Another key component is money -- its very hard to raise money -- and a pop up team is expensive. Good freelancers charge 100 USD or more an hour. And you need full time people for a good period of time. A realistic proof of concept can take 6 months and cost 500K USD -- and such an investment only makes sense when you know that there is clear next step that leads to money..
And the key question here is whether the idea is worth the initial investment.
Knowing that ideas only very minimally contribute to success -- how much money are you willing to spend on an idea -- at the idea stage?
I look at all this as a problem which needs to be solved.
re Market validation:
It would be great to harness human ingenuity across the globe, and help developing countries. I think there are many thousands of skilled business people in small villages and towns in underdeveloped countries who are exercising their brilliance by opening tiny businesses which make them a small profit, just enough to survive, but better than most of the fellows, and if they had been in the West the would be successful entrepreneurs. Maybe these people - who usually now have a cell with internet - could be recruited by a team as testers of a concept, by opening a tiny local version of an MVP. ie the team can create outlines of small mini-MVPs which could be adopted by local tiny-business people to be implemented in their village, and this would be done with several such mini-entrepreneurs in various parts of the world, with the results monitored centrally. Of course not every startup idea can work in a small enough scale, but many should be able to, if enough ingenuity went into crafting the real minimal application of the idea.
.......
Re: expensive:
How expensive? And might freelancers bear some of the cost as a gamble like a vc? ie:
i. After the 1-hr accelerator, how many hours of mentoring by individuals would an idea-person need in order to get accepted into an accelerator, including assistance with identifying the right ones and preparing the application material? Would it be too expensive?

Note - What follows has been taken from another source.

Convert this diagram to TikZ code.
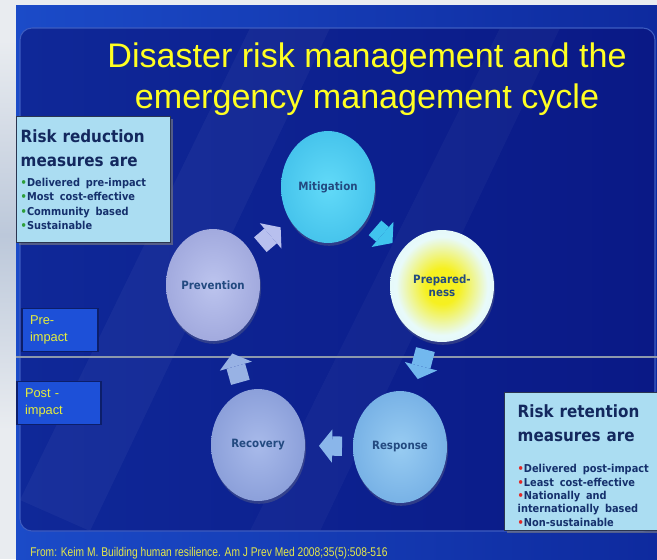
\documentclass[tikz,border=0pt]{standalone}
\usepackage{fontspec}
\setmainfont{Liberation Sans}
\newfontfamily\boxfont{DejaVu Sans Condensed}
\newfontfamily\citefont{Liberation Sans}[FakeStretch=0.81]
\usepackage{tikz}
\usetikzlibrary{shapes.geometric, arrows.meta, shadows}

\definecolor{paper}{HTML}{E9ECF0}
\definecolor{stripmid}{HTML}{BCC8DA}
\definecolor{bandleft}{HTML}{1B4BC8}
\definecolor{bandright}{HTML}{0E2A9E}
\definecolor{bodyleft}{HTML}{0F2898}
\definecolor{bodyright}{HTML}{0A1986}
\definecolor{frameedge}{HTML}{3D5CC0}
\definecolor{divider}{HTML}{8C98AC}
\definecolor{titleyellow}{HTML}{FFFF22}
\definecolor{citeyellow}{HTML}{E4E84A}
\definecolor{boxfill}{HTML}{ABDDF2}
\definecolor{boxedge}{HTML}{2A3550}
\definecolor{headtext}{HTML}{13285E}
\definecolor{listtext}{HTML}{15306C}
\definecolor{bulgreen}{HTML}{2E9E3A}
\definecolor{bulred}{HTML}{E02828}
\definecolor{impactfill}{HTML}{1D50D8}
\definecolor{impactedge}{HTML}{0C1E6A}
\definecolor{impacttext}{HTML}{E6EE3C}
\definecolor{phasetext}{HTML}{234A80}
\definecolor{mitiin}{HTML}{62DAF8}
\definecolor{mitiout}{HTML}{46C4EC}
\definecolor{prepcore}{HTML}{F6F020}
\definecolor{prepmid}{HTML}{E8FAFA}
\definecolor{prepedge}{HTML}{CDEFF5}
\definecolor{respin}{HTML}{98CCF2}
\definecolor{respout}{HTML}{78B2E6}
\definecolor{recoin}{HTML}{A8BAEA}
\definecolor{recoout}{HTML}{8CA0DA}
\definecolor{previn}{HTML}{BCC4EE}
\definecolor{prevout}{HTML}{A2AADE}
\definecolor{arrowlav}{HTML}{B8C0EE}
\definecolor{arrowcyan}{HTML}{40C4EE}
\definecolor{arrowsky}{HTML}{72B8EE}
\definecolor{arrowblue}{HTML}{8AB6EA}
\definecolor{arrowgrey}{HTML}{98B2E4}

\pgfdeclareradialshading{prepglow}{\pgfpoint{0bp}{0bp}}{color(0bp)=(prepcore); color(8bp)=(prepcore); color(22bp)=(prepmid); color(50bp)=(prepedge)}

\newcommand{\headfont}{\boxfont\bfseries\fontsize{9.6}{13.7}\selectfont\color{headtext}}
\newcommand{\listfont}{\boxfont\bfseries\fontsize{6.2}{8.3}\selectfont\color{listtext}}
\newcommand{\bul}[1]{{\color{#1}\textbullet}}

\tikzstyle{phase} = [ellipse, minimum width=1.88cm, minimum height=2.24cm, inner sep=0pt, outer sep=0pt, align=center, text=phasetext, font=\boxfont\bfseries\fontsize{6.5}{7.5}\selectfont, drop shadow={opacity=0.3, shadow xshift=0.6pt, shadow yshift=-1.6pt}]
\tikzstyle{infobox} = [rectangle, draw=boxedge, line width=0.8pt, fill=boxfill, align=left, inner ysep=2pt, drop shadow={opacity=0.6, shadow xshift=1.2pt, shadow yshift=-1.2pt}]
\tikzstyle{impact} = [rectangle, draw=impactedge, line width=0.6pt, fill=impactfill, text=impacttext, align=left, minimum height=0.86cm, inner xsep=0.16cm, font=\fontsize{7.3}{9.3}\selectfont]
\tikzstyle{cyclearrow} = [line width=11pt, -{Triangle[width=19pt, length=7.5pt, line width=0pt]}]

\begin{document}
\begin{tikzpicture}[x=0.02cm, y=-0.02cm]
	\useasboundingbox (0,0) rectangle (657,559);
	% slide background
	\fill[paper] (0,0) rectangle (657,559);
	\shade[top color=paper, bottom color=paper, middle color=stripmid] (0,40) rectangle (16,430);
	\shade[left color=bandleft, right color=bandright] (16,5) rectangle (657,559);
	\shade[left color=bodyleft, right color=bodyright, rounded corners=6.8pt] (20,28) rectangle (655,531);
	\fill[white, opacity=0.04] (20,500) -- (250,28) -- (330,28) -- (90,531) -- cycle;
	\fill[white, opacity=0.03] (250,531) -- (500,28) -- (560,28) -- (320,531) -- cycle;
	\draw[frameedge, line width=0.6pt, rounded corners=6.8pt] (20,28) rectangle (655,531);
	\draw[divider, line width=0.6pt] (16,357) -- (657,357);

	\node (title) [text=titleyellow, align=center, inner sep=0pt, font=\fontsize{19.4}{23.3}\selectfont] at (367,79) {Disaster risk management and the\\emergency management cycle};

	\node (reduction) [infobox, anchor=north west, text width=2.92cm, minimum height=2.52cm, inner xsep=2.3pt] at (16,116) {\headfont Risk reduction\\measures are\par\vspace{3pt}\listfont\bul{bulgreen}Delivered pre-impact\\\bul{bulgreen}Most cost-effective\\\bul{bulgreen}Community based\\\bul{bulgreen}Sustainable\par};
	\node (retention) [infobox, anchor=north west, text width=2.8cm, inner xsep=0.26cm, inner ysep=2.3pt] at (504,392) {\headfont\rule{0pt}{12pt}Risk retention\\measures are\par\vspace{10pt}\boxfont\bfseries\fontsize{6.2}{7.6}\selectfont\color{listtext}\bul{bulred}Delivered post-impact\\\bul{bulred}Least cost-effective\\\bul{bulred}Nationally and\\internationally based\\\bul{bulred}Non-sustainable\par};

	\node (pre) [impact, text width=1.2cm] at (60,330) {Pre-\\impact};
	\node (post) [impact, text width=1.36cm] at (59,403) {Post -\\impact};

	\node (mitigation) [phase, inner color=mitiin, outer color=mitiout] at (328,187) {Mitigation};
	\node (preparedness) [phase, minimum width=2.08cm, shading=prepglow] at (442,286) {Prepared-\\ness};
	\node (response) [phase, inner color=respin, outer color=respout] at (400,447) {Response};
	\node (recovery) [phase, inner color=recoin, outer color=recoout] at (258,445) {Recovery};
	\node (prevention) [phase, inner color=previn, outer color=prevout] at (213,285) {Prevention};

	\draw [cyclearrow, arrowlav, shorten <=0.24cm, shorten >=0.24cm] (prevention) -- (mitigation);
	\draw [cyclearrow, arrowcyan, shorten <=0.24cm, shorten >=0.24cm] (mitigation) -- (preparedness);
	\draw [cyclearrow, arrowsky, shorten <=0.2cm, shorten >=0.3cm] (preparedness) -- (response);
	\draw [cyclearrow, arrowblue, shorten <=0.22cm, shorten >=0.28cm] (response) -- (recovery);
	\draw [cyclearrow, arrowgrey, shorten <=0.2cm, shorten >=0.32cm] (recovery) -- (prevention);

	\node (cite) [anchor=base west, text=citeyellow, inner sep=0pt, font=\citefont\fontsize{7.2}{9}\selectfont] at (30,556) {From: Keim M. Building human resilience. Am J Prev Med 2008;35(5):508-516};
\end{tikzpicture}
\end{document}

ii. And if after the 1-hr free accelerator, and the hours of paid mentoring individually, they are nevertheless rejected from all the accelerators they apply to, is it still possible that there is merit to their project by that time (after all the input) - ie sufficient merit to interest some freelancers to become part of the project-team (but only part-time) for a promise of equity if there is success? This would enable freelancers to be vc's, with their portfolio being businesses they themselves have put some input into for pay. And they would put in only 5 hours a week, so it is not catastrophic if it fails.
iii. For many people, though they are dreaming big, even if it turns only into 'a nice business' not 'a mega startup' perhaps this can be sufficient to the idea person and to the freelancers to whom it is just something on the side, so what is a failure to a VC fund can be a success nevertheless, when it can be scaled DOWN to a local small business.
It would be nice if there was such a framework - basically a simple website enabling some interactivity - even if it was only an organization, a non-profit, just to help the world develop. And maybe it would not be needed or not realistic and it would not be used, that would be ok, at least the possibility was placed out there in the world.